SET TASK:
Set down, in full, every record in the block.

DATA SHOWN:
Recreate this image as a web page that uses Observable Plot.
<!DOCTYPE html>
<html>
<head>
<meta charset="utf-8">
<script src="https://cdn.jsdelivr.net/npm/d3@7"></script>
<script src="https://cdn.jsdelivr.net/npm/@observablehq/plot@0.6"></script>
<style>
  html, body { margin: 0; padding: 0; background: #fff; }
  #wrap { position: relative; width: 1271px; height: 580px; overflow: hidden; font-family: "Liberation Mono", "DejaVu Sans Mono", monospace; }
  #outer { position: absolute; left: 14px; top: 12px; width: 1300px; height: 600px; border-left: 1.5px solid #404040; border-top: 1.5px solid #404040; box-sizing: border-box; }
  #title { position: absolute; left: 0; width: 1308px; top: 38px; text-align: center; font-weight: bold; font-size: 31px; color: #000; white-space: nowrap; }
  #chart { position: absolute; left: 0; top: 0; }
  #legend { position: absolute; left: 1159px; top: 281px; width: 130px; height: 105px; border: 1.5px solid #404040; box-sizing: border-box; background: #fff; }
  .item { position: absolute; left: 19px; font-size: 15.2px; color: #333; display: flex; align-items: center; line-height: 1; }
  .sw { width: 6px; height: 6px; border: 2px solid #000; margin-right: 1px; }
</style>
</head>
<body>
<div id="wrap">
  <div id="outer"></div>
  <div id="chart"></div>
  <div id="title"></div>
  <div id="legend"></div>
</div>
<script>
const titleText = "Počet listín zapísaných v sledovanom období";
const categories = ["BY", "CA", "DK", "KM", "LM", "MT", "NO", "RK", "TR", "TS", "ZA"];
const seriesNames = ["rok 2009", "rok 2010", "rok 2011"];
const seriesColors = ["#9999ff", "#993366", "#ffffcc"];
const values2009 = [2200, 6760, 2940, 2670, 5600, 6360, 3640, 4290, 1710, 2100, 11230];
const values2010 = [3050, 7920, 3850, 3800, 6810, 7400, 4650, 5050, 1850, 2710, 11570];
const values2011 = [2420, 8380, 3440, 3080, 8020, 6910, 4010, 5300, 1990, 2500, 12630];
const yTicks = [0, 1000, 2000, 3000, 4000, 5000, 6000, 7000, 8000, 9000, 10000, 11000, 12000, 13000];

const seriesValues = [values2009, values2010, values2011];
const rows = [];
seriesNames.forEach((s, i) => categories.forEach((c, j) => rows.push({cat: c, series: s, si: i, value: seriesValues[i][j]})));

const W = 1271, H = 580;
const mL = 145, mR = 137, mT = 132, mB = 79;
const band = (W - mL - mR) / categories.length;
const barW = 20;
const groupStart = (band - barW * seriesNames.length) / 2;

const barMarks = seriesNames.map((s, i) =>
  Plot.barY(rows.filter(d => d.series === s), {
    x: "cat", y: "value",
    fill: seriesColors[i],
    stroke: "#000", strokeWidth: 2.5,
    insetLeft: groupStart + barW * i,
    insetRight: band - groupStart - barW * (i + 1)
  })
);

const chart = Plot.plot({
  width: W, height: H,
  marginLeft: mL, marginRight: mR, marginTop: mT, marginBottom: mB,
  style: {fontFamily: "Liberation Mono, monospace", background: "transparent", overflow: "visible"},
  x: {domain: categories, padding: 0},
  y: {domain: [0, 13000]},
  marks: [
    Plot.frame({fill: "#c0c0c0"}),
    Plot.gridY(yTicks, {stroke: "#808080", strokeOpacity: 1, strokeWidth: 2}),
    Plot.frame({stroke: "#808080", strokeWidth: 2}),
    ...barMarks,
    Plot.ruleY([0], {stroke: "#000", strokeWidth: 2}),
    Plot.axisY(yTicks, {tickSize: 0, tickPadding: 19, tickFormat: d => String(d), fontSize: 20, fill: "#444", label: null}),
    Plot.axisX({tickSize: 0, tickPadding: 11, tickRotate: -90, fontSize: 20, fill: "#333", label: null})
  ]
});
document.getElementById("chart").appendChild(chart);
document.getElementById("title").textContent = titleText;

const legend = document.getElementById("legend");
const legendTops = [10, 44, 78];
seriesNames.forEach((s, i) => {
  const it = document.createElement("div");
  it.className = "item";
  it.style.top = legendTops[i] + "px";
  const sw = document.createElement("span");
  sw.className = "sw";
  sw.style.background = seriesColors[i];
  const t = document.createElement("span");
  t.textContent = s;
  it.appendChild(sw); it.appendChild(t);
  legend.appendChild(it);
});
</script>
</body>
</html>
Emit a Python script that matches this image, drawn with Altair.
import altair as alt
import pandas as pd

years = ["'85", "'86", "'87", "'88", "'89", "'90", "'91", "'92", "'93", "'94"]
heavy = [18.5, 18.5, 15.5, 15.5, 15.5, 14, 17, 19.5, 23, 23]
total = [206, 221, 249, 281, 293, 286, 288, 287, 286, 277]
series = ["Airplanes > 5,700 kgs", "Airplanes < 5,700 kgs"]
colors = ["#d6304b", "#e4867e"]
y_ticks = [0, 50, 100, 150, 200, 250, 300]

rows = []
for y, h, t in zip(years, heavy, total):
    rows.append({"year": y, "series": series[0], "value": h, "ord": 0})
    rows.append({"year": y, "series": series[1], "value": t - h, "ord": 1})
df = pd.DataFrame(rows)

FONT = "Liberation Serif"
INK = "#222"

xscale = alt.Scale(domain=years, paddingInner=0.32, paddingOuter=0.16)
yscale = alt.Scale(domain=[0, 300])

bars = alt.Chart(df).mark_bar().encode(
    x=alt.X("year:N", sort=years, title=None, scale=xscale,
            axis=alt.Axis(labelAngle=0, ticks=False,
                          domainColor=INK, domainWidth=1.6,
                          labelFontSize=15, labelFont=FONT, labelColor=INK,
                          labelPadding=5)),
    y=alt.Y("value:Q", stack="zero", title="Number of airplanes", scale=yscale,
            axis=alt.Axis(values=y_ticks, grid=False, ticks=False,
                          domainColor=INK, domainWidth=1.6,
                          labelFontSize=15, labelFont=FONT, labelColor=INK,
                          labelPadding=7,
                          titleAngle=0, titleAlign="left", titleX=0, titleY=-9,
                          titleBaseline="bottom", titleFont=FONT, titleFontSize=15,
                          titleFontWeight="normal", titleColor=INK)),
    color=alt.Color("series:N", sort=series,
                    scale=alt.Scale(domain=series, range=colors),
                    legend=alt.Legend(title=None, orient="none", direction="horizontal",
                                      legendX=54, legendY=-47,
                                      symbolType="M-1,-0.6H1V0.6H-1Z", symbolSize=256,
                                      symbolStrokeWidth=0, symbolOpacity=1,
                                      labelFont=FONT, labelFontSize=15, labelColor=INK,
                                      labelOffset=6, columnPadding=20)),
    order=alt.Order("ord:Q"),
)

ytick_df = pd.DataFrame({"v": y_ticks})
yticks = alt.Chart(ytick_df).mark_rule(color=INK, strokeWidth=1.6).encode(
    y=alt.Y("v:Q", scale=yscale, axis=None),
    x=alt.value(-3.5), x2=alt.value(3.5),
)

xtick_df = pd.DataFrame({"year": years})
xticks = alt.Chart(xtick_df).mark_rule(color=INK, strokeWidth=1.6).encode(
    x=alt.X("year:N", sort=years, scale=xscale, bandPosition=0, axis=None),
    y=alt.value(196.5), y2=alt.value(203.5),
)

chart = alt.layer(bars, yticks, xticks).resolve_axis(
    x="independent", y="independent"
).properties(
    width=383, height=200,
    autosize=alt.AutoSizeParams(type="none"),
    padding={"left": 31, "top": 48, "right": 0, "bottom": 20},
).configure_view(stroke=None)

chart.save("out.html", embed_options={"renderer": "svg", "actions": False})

SOLUTION TO THE PROBLEM:
Recreate this image as a web page that uses Observable Plot.
<!DOCTYPE html>
<html>
<head>
<meta charset="utf-8">
<script src="https://cdn.jsdelivr.net/npm/d3@7"></script>
<script src="https://cdn.jsdelivr.net/npm/@observablehq/plot@0.6"></script>
<style>
  html, body { margin: 0; padding: 0; background: #fff; }
  #wrap { position: relative; width: 1271px; height: 580px; overflow: hidden; font-family: "Liberation Mono", "DejaVu Sans Mono", monospace; }
  #outer { position: absolute; left: 14px; top: 12px; width: 1300px; height: 600px; border-left: 1.5px solid #404040; border-top: 1.5px solid #404040; box-sizing: border-box; }
  #title { position: absolute; left: 0; width: 1308px; top: 38px; text-align: center; font-weight: bold; font-size: 31px; color: #000; white-space: nowrap; }
  #chart { position: absolute; left: 0; top: 0; }
  #legend { position: absolute; left: 1159px; top: 281px; width: 130px; height: 105px; border: 1.5px solid #404040; box-sizing: border-box; background: #fff; }
  .item { position: absolute; left: 19px; font-size: 15.2px; color: #333; display: flex; align-items: center; line-height: 1; }
  .sw { width: 6px; height: 6px; border: 2px solid #000; margin-right: 1px; }
</style>
</head>
<body>
<div id="wrap">
  <div id="outer"></div>
  <div id="chart"></div>
  <div id="title"></div>
  <div id="legend"></div>
</div>
<script>
const titleText = "Počet listín zapísaných v sledovanom období";
const categories = ["BY", "CA", "DK", "KM", "LM", "MT", "NO", "RK", "TR", "TS", "ZA"];
const seriesNames = ["rok 2009", "rok 2010", "rok 2011"];
const seriesColors = ["#9999ff", "#993366", "#ffffcc"];
const values2009 = [2200, 6760, 2940, 2670, 5600, 6360, 3640, 4290, 1710, 2100, 11230];
const values2010 = [3050, 7920, 3850, 3800, 6810, 7400, 4650, 5050, 1850, 2710, 11570];
const values2011 = [2420, 8380, 3440, 3080, 8020, 6910, 4010, 5300, 1990, 2500, 12630];
const yTicks = [0, 1000, 2000, 3000, 4000, 5000, 6000, 7000, 8000, 9000, 10000, 11000, 12000, 13000];

const seriesValues = [values2009, values2010, values2011];
const rows = [];
seriesNames.forEach((s, i) => categories.forEach((c, j) => rows.push({cat: c, series: s, si: i, value: seriesValues[i][j]})));

const W = 1271, H = 580;
const mL = 145, mR = 137, mT = 132, mB = 79;
const band = (W - mL - mR) / categories.length;
const barW = 20;
const groupStart = (band - barW * seriesNames.length) / 2;

const barMarks = seriesNames.map((s, i) =>
  Plot.barY(rows.filter(d => d.series === s), {
    x: "cat", y: "value",
    fill: seriesColors[i],
    stroke: "#000", strokeWidth: 2.5,
    insetLeft: groupStart + barW * i,
    insetRight: band - groupStart - barW * (i + 1)
  })
);

const chart = Plot.plot({
  width: W, height: H,
  marginLeft: mL, marginRight: mR, marginTop: mT, marginBottom: mB,
  style: {fontFamily: "Liberation Mono, monospace", background: "transparent", overflow: "visible"},
  x: {domain: categories, padding: 0},
  y: {domain: [0, 13000]},
  marks: [
    Plot.frame({fill: "#c0c0c0"}),
    Plot.gridY(yTicks, {stroke: "#808080", strokeOpacity: 1, strokeWidth: 2}),
    Plot.frame({stroke: "#808080", strokeWidth: 2}),
    ...barMarks,
    Plot.ruleY([0], {stroke: "#000", strokeWidth: 2}),
    Plot.axisY(yTicks, {tickSize: 0, tickPadding: 19, tickFormat: d => String(d), fontSize: 20, fill: "#444", label: null}),
    Plot.axisX({tickSize: 0, tickPadding: 11, tickRotate: -90, fontSize: 20, fill: "#333", label: null})
  ]
});
document.getElementById("chart").appendChild(chart);
document.getElementById("title").textContent = titleText;

const legend = document.getElementById("legend");
const legendTops = [10, 44, 78];
seriesNames.forEach((s, i) => {
  const it = document.createElement("div");
  it.className = "item";
  it.style.top = legendTops[i] + "px";
  const sw = document.createElement("span");
  sw.className = "sw";
  sw.style.background = seriesColors[i];
  const t = document.createElement("span");
  t.textContent = s;
  it.appendChild(sw); it.appendChild(t);
  legend.appendChild(it);
});
</script>
</body>
</html>
Emit a Python script that matches this image, drawn with Altair.
import altair as alt
import pandas as pd

years = ["'85", "'86", "'87", "'88", "'89", "'90", "'91", "'92", "'93", "'94"]
heavy = [18.5, 18.5, 15.5, 15.5, 15.5, 14, 17, 19.5, 23, 23]
total = [206, 221, 249, 281, 293, 286, 288, 287, 286, 277]
series = ["Airplanes > 5,700 kgs", "Airplanes < 5,700 kgs"]
colors = ["#d6304b", "#e4867e"]
y_ticks = [0, 50, 100, 150, 200, 250, 300]

rows = []
for y, h, t in zip(years, heavy, total):
    rows.append({"year": y, "series": series[0], "value": h, "ord": 0})
    rows.append({"year": y, "series": series[1], "value": t - h, "ord": 1})
df = pd.DataFrame(rows)

FONT = "Liberation Serif"
INK = "#222"

xscale = alt.Scale(domain=years, paddingInner=0.32, paddingOuter=0.16)
yscale = alt.Scale(domain=[0, 300])

bars = alt.Chart(df).mark_bar().encode(
    x=alt.X("year:N", sort=years, title=None, scale=xscale,
            axis=alt.Axis(labelAngle=0, ticks=False,
                          domainColor=INK, domainWidth=1.6,
                          labelFontSize=15, labelFont=FONT, labelColor=INK,
                          labelPadding=5)),
    y=alt.Y("value:Q", stack="zero", title="Number of airplanes", scale=yscale,
            axis=alt.Axis(values=y_ticks, grid=False, ticks=False,
                          domainColor=INK, domainWidth=1.6,
                          labelFontSize=15, labelFont=FONT, labelColor=INK,
                          labelPadding=7,
                          titleAngle=0, titleAlign="left", titleX=0, titleY=-9,
                          titleBaseline="bottom", titleFont=FONT, titleFontSize=15,
                          titleFontWeight="normal", titleColor=INK)),
    color=alt.Color("series:N", sort=series,
                    scale=alt.Scale(domain=series, range=colors),
                    legend=alt.Legend(title=None, orient="none", direction="horizontal",
                                      legendX=54, legendY=-47,
                                      symbolType="M-1,-0.6H1V0.6H-1Z", symbolSize=256,
                                      symbolStrokeWidth=0, symbolOpacity=1,
                                      labelFont=FONT, labelFontSize=15, labelColor=INK,
                                      labelOffset=6, columnPadding=20)),
    order=alt.Order("ord:Q"),
)

ytick_df = pd.DataFrame({"v": y_ticks})
yticks = alt.Chart(ytick_df).mark_rule(color=INK, strokeWidth=1.6).encode(
    y=alt.Y("v:Q", scale=yscale, axis=None),
    x=alt.value(-3.5), x2=alt.value(3.5),
)

xtick_df = pd.DataFrame({"year": years})
xticks = alt.Chart(xtick_df).mark_rule(color=INK, strokeWidth=1.6).encode(
    x=alt.X("year:N", sort=years, scale=xscale, bandPosition=0, axis=None),
    y=alt.value(196.5), y2=alt.value(203.5),
)

chart = alt.layer(bars, yticks, xticks).resolve_axis(
    x="independent", y="independent"
).properties(
    width=383, height=200,
    autosize=alt.AutoSizeParams(type="none"),
    padding={"left": 31, "top": 48, "right": 0, "bottom": 20},
).configure_view(stroke=None)

chart.save("out.html", embed_options={"renderer": "svg", "actions": False})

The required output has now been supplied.